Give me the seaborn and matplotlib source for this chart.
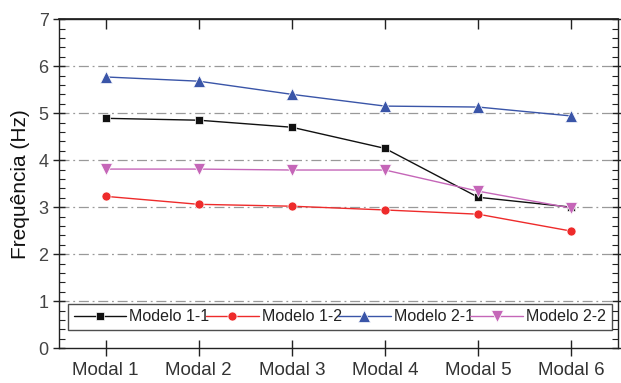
import matplotlib
matplotlib.use("Agg")
import matplotlib.pyplot as plt
from matplotlib.ticker import MultipleLocator
import seaborn as sns
import pandas as pd

categories = ["Modal 1", "Modal 2", "Modal 3", "Modal 4", "Modal 5", "Modal 6"]
modelo_1_1 = [4.89, 4.85, 4.70, 4.25, 3.21, 3.00]
modelo_1_2 = [3.23, 3.06, 3.02, 2.94, 2.85, 2.49]
modelo_2_1 = [5.77, 5.68, 5.40, 5.15, 5.13, 4.94]
modelo_2_2 = [3.81, 3.81, 3.79, 3.79, 3.34, 2.98]
series_names = ["Modelo 1-1", "Modelo 1-2", "Modelo 2-1", "Modelo 2-2"]

sns.set_theme(style="ticks")
plt.rcParams["font.family"] = ["Liberation Sans", "DejaVu Sans"]

rows = []
for name, vals in zip(series_names, [modelo_1_1, modelo_1_2, modelo_2_1, modelo_2_2]):
    for i, v in enumerate(vals):
        rows.append({"x": i, "Frequência": v, "Série": name})
df = pd.DataFrame(rows)

colors = {"Modelo 1-1": "#111111", "Modelo 1-2": "#ee2b2b",
          "Modelo 2-1": "#3a55a8", "Modelo 2-2": "#c566b8"}
markers = {"Modelo 1-1": "s", "Modelo 1-2": "o", "Modelo 2-1": "^", "Modelo 2-2": "v"}
msize = {"s": 6, "o": 6.5, "^": 8.5, "v": 8.5}

fig = plt.figure(figsize=(6.21, 3.83), dpi=100)
ax = fig.add_axes([0.095, 0.091, 0.900, 0.859])

sns.lineplot(data=df, x="x", y="Frequência", hue="Série", style="Série",
             palette=colors, markers=markers, dashes=False, markersize=6,
             markeredgewidth=0.5, linewidth=1.0, ax=ax, legend=True)

for ln in ax.lines:
    m = ln.get_marker()
    if m in msize:
        ln.set_markersize(msize[m])

ax.set_xlim(-0.5, 5.5)
ax.set_ylim(0, 7)
ax.set_xticks(range(len(categories)))
ax.set_xticklabels(categories)
ax.yaxis.set_major_locator(MultipleLocator(1))
ax.yaxis.set_minor_locator(MultipleLocator(0.2))
for y in range(1, 7):
    ax.axhline(y, color="#999999", lw=0.9, ls=(0, (8, 3, 1.5, 3)), zorder=0)

ax.tick_params(axis="y", which="major", direction="inout", length=9, width=1,
               left=True, right=True, labelsize=13, colors="#222222", labelcolor="#444444", pad=3)
ax.tick_params(axis="y", which="minor", direction="in", length=4, width=0.8,
               left=True, right=True, colors="#222222")
ax.tick_params(axis="x", which="major", direction="inout", length=12, width=1,
               top=False, bottom=True, labelsize=13.5, colors="#222222", labelcolor="#333333", pad=4)
ax.tick_params(axis="x", which="minor", bottom=False, top=False)

top = ax.secondary_xaxis("top")
top.set_xticks(range(len(categories)))
top.tick_params(axis="x", which="major", direction="in", length=7, width=1,
                labeltop=False, colors="#222222")
top.tick_params(axis="x", which="minor", top=False)
top.spines["top"].set_color("#222222")

for s in ax.spines.values():
    s.set_color("#222222")
    s.set_linewidth(1.0)

ax.set_xlabel("")
ax.set_ylabel("Frequência (Hz)", fontsize=15, color="#111111", labelpad=6)

leg = ax.legend(loc="lower left", bbox_to_anchor=(0.016, 0.055, 0.973, 0.08), mode="expand",
                ncol=4, frameon=True, fancybox=False, edgecolor="#222222", fontsize=11.5,
                handlelength=3.3, columnspacing=0.2, handletextpad=0.2, borderpad=0.35,
                borderaxespad=0)
leg.get_frame().set_linewidth(1.0)
for t in leg.get_texts():
    t.set_color("#222222")

fig.savefig("out.png", dpi=100)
== == ==
• [GIVEN PROBLEM]
Search the data above for the string "seaborn" and copy each line that has it.

• [RIGHT ANSWER]
Give me the seaborn and matplotlib source for this chart.
import seaborn as sns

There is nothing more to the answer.